» **BRIEF**: Print the first line of the material below and each line after it, exactly as written, ending with the line that contains "Chart.register(...registerables);".
• • • • •
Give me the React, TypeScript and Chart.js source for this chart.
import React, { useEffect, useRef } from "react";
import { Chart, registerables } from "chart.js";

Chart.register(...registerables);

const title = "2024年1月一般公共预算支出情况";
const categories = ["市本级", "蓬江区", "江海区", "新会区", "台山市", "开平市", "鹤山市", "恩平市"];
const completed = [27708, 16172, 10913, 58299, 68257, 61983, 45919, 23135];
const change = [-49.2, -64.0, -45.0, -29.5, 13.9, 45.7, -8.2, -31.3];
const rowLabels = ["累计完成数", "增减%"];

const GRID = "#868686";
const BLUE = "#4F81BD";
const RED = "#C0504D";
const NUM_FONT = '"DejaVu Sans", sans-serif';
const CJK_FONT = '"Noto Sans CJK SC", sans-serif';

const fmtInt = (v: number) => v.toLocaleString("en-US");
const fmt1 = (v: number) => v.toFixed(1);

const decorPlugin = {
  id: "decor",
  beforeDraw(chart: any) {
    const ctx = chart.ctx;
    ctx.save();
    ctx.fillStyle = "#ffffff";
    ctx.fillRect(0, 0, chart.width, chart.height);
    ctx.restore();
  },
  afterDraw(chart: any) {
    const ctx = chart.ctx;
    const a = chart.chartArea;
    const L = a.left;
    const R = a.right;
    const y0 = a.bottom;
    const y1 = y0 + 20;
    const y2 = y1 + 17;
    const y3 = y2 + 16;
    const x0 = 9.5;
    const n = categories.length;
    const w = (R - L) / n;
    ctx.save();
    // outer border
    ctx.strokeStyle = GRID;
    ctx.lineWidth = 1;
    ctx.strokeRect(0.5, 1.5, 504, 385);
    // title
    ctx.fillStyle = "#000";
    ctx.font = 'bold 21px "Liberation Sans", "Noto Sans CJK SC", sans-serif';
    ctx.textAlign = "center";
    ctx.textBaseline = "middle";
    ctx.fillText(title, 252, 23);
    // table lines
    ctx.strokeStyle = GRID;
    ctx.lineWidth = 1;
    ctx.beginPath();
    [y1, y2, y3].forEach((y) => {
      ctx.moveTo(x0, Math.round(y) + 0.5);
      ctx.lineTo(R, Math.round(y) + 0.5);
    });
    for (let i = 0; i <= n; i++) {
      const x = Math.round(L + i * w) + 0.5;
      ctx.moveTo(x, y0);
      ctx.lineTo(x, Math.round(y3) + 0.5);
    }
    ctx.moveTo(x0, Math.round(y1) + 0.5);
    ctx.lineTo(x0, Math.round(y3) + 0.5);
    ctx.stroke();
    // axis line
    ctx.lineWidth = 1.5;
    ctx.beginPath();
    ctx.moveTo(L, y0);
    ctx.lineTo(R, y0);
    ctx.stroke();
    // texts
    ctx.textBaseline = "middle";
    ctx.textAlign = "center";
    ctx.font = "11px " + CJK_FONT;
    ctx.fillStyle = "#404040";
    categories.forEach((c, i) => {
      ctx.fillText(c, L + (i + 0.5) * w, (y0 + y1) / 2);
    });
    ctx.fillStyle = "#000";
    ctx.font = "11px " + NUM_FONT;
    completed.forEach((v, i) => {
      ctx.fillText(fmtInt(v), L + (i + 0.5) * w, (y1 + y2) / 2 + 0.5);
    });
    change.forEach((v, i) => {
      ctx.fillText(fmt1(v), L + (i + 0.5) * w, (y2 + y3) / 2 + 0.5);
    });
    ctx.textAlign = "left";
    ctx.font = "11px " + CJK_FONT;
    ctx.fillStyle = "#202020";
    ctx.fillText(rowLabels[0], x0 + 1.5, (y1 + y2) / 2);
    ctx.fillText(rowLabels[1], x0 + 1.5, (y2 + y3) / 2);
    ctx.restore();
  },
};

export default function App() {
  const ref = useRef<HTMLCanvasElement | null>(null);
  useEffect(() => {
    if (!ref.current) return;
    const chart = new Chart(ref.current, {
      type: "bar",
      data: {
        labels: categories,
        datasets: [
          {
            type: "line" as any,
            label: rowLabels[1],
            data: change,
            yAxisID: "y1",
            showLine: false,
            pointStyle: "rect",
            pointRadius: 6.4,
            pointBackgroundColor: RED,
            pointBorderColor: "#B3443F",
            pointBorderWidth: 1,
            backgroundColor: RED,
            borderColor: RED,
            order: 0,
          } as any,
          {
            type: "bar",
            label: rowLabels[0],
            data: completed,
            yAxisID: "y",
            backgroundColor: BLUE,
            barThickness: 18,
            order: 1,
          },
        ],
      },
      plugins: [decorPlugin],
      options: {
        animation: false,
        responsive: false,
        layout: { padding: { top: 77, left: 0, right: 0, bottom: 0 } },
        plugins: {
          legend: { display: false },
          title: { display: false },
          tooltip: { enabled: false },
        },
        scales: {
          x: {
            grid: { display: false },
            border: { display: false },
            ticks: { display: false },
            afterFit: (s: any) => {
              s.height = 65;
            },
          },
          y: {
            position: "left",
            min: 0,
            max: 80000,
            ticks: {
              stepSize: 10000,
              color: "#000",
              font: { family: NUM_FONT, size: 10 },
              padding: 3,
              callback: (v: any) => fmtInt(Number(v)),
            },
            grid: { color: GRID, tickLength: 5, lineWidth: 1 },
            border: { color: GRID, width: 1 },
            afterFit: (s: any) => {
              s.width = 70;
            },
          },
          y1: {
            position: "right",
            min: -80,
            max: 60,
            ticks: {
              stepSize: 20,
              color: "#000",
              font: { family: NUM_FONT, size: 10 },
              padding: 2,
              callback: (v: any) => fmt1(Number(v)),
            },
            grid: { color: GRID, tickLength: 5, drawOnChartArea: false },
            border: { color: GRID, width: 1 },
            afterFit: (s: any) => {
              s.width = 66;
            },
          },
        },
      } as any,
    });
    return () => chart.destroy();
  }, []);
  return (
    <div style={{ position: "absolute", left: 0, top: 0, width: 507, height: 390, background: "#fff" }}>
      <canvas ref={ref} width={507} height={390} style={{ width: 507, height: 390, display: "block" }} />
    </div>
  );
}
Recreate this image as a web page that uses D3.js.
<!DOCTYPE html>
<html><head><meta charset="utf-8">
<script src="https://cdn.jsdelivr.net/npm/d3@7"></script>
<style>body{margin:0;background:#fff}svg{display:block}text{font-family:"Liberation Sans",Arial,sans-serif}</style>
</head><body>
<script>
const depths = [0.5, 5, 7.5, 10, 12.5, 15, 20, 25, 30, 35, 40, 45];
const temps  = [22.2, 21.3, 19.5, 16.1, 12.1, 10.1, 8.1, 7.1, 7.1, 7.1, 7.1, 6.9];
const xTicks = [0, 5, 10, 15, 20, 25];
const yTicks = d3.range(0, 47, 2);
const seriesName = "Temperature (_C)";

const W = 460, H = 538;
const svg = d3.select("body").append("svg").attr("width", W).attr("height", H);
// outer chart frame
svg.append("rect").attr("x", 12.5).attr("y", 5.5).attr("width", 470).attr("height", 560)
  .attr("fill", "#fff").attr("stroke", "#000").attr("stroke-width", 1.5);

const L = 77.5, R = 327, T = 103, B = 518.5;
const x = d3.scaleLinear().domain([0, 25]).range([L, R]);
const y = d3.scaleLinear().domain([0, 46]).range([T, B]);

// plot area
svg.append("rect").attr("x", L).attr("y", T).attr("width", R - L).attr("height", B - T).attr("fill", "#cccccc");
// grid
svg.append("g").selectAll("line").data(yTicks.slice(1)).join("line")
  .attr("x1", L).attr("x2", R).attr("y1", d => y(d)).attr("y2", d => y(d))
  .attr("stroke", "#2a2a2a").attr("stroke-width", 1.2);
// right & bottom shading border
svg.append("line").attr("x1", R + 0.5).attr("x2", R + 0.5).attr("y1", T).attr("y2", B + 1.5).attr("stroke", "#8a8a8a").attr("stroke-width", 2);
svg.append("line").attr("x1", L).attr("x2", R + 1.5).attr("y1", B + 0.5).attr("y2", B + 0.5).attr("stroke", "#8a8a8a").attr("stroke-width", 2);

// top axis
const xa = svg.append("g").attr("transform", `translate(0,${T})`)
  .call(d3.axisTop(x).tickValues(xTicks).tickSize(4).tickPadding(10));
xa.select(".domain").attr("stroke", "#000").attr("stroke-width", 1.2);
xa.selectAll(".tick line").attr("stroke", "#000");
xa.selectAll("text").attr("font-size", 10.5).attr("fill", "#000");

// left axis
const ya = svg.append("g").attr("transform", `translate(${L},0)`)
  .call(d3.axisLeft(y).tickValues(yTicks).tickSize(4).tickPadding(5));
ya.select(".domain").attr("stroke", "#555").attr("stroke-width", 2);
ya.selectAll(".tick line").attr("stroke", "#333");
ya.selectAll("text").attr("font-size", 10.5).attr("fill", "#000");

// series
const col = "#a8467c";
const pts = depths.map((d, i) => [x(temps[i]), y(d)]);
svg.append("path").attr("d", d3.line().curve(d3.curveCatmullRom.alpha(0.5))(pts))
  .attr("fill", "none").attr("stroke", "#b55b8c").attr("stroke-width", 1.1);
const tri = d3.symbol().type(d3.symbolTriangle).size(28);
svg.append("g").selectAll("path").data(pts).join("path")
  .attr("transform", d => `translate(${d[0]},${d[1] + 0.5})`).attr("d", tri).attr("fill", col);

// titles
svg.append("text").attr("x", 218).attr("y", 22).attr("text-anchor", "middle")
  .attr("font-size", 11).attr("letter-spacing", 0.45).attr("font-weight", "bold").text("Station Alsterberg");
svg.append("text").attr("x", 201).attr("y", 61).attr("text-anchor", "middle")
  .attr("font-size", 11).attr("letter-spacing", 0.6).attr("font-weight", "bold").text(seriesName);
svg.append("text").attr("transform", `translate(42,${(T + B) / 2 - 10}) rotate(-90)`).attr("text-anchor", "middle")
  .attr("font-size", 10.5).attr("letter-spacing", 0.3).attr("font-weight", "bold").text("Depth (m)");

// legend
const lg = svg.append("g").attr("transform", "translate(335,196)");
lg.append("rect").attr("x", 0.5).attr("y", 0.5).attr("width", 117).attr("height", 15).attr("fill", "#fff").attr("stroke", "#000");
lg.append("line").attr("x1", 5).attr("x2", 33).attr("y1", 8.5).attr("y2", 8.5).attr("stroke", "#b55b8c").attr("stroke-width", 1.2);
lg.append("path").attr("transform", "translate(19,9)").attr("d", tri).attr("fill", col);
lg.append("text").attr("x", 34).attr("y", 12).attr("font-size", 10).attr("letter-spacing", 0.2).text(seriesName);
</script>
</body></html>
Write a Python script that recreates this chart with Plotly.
• • • • •
» **RESULT**:
Give me the React, TypeScript and Chart.js source for this chart.
import React, { useEffect, useRef } from "react";
import { Chart, registerables } from "chart.js";

Chart.register(...registerables);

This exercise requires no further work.